As you will see from our feature on page 29 (Aiming for 5G), CommsMEA has sought the knowledge of some of the brightest minds in the region’s telecoms space to discover just what operators should be doing to prepare their networks for 5G. What emerges from this report is that the subject is multifaceted, with much to consider. It is certainly better for operators to start working towards 5G sooner rather than later to ensure they make investments that match future demand.
But while developed markets are thinking about the next generation of telecoms technology, many parts of the world remain stubbornly in the past. While mobile broadband has spread to many rural areas in developing markets, broadband coverage still remains patchy for significant populations in a number of markets.
As the report from the ITU (see page 44) makes clear, broadband connections are spreading fast, but more work remains to be done. To put things in perspective, by 2020 - when the first 5G networks are expected to go live - some 44% of households around the world will still lack internet access. Obviously much work remains to be done.
Thankfully, many dedicated operators are stepping up to the challenge, as our cover story makes clear. Smile is investing heavily in bringing LTE connectivity to three African countries, Nigeria, Uganda and Tanzania and also has plans to launch in more markets.
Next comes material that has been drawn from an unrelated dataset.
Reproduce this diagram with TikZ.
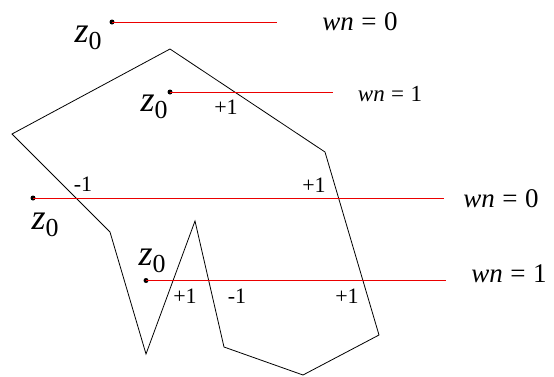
\documentclass[tikz,border=0pt]{standalone}
\usepackage{fontspec}
\setmainfont{Liberation Serif}
\definecolor{rayred}{RGB}{235,0,0}
\newcommand{\zz}{\textit{z}\raisebox{-0.42ex}{\scalebox{0.72}{0}}}
\newcommand{\wneq}[1]{\textit{wn}\;=\;#1}
\begin{document}
\begin{tikzpicture}[x=1pt,y=-1pt,
  dot/.style={circle,fill=black,inner sep=0pt,minimum size=5pt},
  ray/.style={draw=rayred,line width=1pt},
  poly/.style={black,line width=0.8pt,line join=miter},
  zlab/.style={inner sep=0pt,font=\fontsize{36}{38}\selectfont},
  wnbig/.style={inner sep=0pt,font=\fontsize{27}{29}\selectfont},
  wnsmall/.style={inner sep=0pt,font=\fontsize{23}{25}\selectfont},
  cnt/.style={inner sep=0pt,font=\fontsize{22}{24}\selectfont}]
\useasboundingbox (0,0) rectangle (554,376);
% polygon
\coordinate (v1) at (170,49);
\coordinate (v2) at (325,152);
\coordinate (v3) at (379,335);
\coordinate (v4) at (303,375);
\coordinate (v5) at (224,347);
\coordinate (v6) at (195,221);
\coordinate (v7) at (146,354);
\coordinate (v8) at (110,232);
\coordinate (v9) at (12,134);
\draw[poly] (v1) -- (v2) -- (v3) -- (v4) -- (v5) -- (v6) -- (v7) -- (v8) -- (v9) -- cycle;
% rays
\node[dot] (p1) at (112,22) {};
\coordinate (e1) at (277,22);
\node[dot] (p2) at (170,92) {};
\coordinate (e2) at (333,92);
\node[dot] (p3) at (33,198) {};
\coordinate (e3) at (444,198);
\node[dot] (p4) at (146,280.5) {};
\coordinate (e4) at (446,280.5);
\draw[ray] (p1.center) -- (e1);
\draw[ray] (p2.center) -- (e2);
\draw[ray] (p3.center) -- (e3);
\draw[ray] (p4.center) -- (e4);
% z0 labels
\node[zlab] (z1) at (88,38) {\zz};
\node[zlab] (z2) at (154,107) {\zz};
\node[zlab] (z3) at (45,225) {\zz};
\node[zlab] (z4) at (152,261) {\zz};
% wn labels
\node[wnbig] (w1) at (360,22) {\wneq{0}};
\node[wnsmall] (w2) at (390,94) {\wneq{1}};
\node[wnbig] (w3) at (501,199) {\wneq{0}};
\node[wnbig] (w4) at (509,274) {\wneq{1}};
% crossing counts
\node[cnt] (c1) at (226,107) {+1};
\node[cnt] (c2) at (83,184) {-1};
\node[cnt] (c3) at (314,185) {+1};
\node[cnt] (c4) at (185,296) {+1};
\node[cnt] (c5) at (237,296) {-1};
\node[cnt] (c6) at (347,296) {+1};
\end{tikzpicture}
\end{document}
Far from just focusing on metropolitan areas, Smile is also reaching out into rural areas in line with its founding principles.
Another positive development covered this month is the news that Liquid Telecom is planning to deploy a 20-30Tbps capacity submarine cable connecting Africa to the Middle East. The project will include landing stations at several ports that are currently not served by existing subsea cables.
What amazes me is that these developments have all appeared in the space of a few months, indicating the region’s telecoms sector is moving boldly in the right direction. Enjoy the issue.